== Supplied material

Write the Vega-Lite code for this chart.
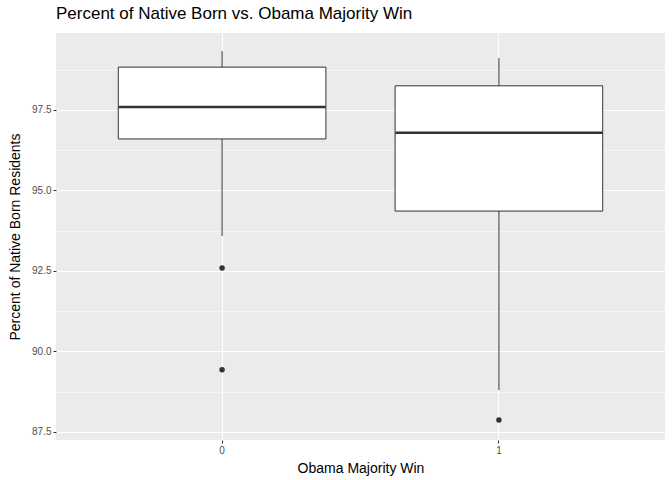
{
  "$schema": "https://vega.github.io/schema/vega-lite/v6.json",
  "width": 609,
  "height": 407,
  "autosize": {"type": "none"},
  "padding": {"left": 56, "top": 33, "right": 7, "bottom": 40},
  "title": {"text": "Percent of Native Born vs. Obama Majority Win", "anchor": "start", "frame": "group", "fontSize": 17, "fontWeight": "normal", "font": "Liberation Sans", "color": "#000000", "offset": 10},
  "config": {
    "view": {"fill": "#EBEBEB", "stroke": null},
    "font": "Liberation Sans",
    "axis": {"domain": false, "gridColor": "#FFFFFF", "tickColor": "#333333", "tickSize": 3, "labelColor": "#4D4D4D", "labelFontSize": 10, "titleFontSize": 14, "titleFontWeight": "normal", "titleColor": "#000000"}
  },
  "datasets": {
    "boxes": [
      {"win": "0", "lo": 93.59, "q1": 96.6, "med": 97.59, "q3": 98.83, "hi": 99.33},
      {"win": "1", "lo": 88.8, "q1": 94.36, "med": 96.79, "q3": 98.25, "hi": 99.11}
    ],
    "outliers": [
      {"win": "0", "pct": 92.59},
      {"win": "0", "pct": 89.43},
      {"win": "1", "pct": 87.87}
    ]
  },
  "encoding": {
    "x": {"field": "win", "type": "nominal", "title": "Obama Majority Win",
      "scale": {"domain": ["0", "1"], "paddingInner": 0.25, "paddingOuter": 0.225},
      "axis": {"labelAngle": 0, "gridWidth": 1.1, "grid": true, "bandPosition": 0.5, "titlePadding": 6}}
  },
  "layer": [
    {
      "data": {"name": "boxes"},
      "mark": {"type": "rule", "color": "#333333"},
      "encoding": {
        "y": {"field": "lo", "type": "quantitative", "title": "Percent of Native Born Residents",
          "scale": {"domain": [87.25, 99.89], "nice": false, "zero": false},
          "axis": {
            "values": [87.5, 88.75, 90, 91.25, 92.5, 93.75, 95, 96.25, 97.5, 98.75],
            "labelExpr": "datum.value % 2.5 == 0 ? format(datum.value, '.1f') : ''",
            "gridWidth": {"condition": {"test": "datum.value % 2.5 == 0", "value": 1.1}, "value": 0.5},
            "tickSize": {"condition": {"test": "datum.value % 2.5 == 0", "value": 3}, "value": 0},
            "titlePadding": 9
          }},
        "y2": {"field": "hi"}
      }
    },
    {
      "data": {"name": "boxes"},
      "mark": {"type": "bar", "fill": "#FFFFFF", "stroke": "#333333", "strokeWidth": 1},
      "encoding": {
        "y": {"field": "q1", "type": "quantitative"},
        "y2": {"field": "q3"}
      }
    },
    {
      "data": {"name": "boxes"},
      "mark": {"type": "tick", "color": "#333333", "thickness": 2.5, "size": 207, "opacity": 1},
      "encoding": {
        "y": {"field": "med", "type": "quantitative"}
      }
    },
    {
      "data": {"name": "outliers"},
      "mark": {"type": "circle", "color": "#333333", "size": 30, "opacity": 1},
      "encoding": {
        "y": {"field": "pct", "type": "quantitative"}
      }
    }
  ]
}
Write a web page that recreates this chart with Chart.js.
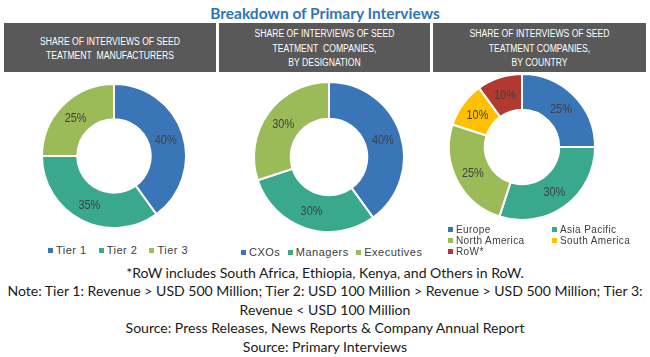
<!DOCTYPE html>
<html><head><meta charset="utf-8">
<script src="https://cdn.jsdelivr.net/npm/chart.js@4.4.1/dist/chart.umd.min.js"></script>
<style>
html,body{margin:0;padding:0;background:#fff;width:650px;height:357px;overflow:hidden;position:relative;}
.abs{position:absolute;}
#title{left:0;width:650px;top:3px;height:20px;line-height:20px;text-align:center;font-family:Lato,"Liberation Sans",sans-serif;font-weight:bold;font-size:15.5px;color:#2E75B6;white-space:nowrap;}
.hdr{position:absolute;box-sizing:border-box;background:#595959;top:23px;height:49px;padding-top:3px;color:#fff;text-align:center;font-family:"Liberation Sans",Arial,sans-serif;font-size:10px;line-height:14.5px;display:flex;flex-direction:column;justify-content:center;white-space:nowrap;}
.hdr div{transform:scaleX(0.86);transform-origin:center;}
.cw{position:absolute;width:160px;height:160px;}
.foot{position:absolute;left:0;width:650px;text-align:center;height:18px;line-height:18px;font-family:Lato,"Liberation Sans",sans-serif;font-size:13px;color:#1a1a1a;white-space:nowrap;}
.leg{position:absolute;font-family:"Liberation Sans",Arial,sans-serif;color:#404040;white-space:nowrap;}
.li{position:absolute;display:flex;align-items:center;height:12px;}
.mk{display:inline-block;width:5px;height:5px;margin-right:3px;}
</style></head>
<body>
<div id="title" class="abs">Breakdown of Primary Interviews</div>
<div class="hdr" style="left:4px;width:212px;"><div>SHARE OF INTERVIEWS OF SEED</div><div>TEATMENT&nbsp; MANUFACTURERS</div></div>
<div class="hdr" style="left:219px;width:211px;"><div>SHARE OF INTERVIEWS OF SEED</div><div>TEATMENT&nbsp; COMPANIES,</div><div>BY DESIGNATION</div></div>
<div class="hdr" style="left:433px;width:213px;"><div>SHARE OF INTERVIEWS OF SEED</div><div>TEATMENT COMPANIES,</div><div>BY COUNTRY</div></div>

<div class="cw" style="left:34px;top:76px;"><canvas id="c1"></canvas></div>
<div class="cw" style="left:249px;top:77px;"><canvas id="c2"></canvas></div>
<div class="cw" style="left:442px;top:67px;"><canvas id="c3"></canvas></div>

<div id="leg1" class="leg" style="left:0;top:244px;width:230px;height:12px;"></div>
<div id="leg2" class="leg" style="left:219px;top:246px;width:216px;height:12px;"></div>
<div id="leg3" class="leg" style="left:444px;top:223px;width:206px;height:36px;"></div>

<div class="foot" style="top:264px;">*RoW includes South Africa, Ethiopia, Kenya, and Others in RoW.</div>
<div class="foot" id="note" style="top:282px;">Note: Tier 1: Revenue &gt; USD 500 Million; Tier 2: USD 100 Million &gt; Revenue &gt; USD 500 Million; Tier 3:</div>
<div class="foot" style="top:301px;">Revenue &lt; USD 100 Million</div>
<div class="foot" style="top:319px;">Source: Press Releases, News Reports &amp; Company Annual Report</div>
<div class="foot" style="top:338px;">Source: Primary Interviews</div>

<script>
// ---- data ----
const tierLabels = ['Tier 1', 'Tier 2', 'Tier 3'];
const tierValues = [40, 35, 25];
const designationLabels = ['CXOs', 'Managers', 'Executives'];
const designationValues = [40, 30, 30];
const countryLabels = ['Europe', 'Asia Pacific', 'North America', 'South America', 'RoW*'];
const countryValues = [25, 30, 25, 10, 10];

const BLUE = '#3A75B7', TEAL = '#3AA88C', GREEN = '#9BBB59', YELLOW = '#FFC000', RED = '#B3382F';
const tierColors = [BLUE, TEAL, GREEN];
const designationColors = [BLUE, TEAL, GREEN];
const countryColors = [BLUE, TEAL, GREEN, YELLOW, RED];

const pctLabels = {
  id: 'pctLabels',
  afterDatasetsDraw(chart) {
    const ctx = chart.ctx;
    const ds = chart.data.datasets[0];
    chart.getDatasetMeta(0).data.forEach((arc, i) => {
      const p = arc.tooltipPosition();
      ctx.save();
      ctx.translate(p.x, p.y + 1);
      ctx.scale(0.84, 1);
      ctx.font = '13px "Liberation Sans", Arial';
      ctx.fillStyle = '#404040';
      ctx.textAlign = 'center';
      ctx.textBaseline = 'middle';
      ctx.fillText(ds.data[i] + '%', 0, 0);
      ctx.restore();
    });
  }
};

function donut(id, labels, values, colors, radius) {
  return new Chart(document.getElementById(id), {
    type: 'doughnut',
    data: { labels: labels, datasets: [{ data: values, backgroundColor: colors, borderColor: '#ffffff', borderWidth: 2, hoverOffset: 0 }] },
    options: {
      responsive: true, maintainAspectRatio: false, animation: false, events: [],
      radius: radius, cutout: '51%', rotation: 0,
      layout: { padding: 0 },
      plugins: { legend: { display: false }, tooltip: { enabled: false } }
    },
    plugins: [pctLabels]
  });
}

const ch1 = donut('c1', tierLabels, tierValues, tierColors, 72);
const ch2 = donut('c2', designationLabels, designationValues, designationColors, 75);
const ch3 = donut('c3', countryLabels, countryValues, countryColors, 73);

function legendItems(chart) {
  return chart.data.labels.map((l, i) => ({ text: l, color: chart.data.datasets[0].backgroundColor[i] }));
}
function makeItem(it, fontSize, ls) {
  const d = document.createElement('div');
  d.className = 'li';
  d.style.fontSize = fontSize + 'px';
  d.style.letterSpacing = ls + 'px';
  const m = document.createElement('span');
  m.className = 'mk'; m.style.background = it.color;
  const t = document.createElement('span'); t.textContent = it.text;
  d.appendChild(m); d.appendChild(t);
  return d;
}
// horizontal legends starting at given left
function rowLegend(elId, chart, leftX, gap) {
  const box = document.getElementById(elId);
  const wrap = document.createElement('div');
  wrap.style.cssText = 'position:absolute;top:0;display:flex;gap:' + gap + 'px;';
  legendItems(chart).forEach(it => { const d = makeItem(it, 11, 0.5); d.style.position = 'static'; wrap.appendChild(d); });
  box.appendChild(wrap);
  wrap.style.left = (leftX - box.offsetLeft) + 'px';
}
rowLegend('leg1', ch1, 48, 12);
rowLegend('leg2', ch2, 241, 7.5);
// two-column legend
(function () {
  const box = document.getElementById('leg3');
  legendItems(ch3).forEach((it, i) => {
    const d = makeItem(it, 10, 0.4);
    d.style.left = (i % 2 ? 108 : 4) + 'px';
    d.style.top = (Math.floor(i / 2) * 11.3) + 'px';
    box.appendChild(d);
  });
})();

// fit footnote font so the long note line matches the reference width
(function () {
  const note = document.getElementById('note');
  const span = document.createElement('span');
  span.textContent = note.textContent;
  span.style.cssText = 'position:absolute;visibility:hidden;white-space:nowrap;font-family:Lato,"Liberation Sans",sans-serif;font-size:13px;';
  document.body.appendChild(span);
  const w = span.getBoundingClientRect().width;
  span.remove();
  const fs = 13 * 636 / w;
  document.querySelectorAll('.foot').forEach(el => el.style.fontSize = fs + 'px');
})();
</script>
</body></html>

====

• Exercise details:
Check every line of the data, and copy the ones that contain "Write".

• Answer to the exercise:
Write the Vega-Lite code for this chart.
Write a web page that recreates this chart with Chart.js.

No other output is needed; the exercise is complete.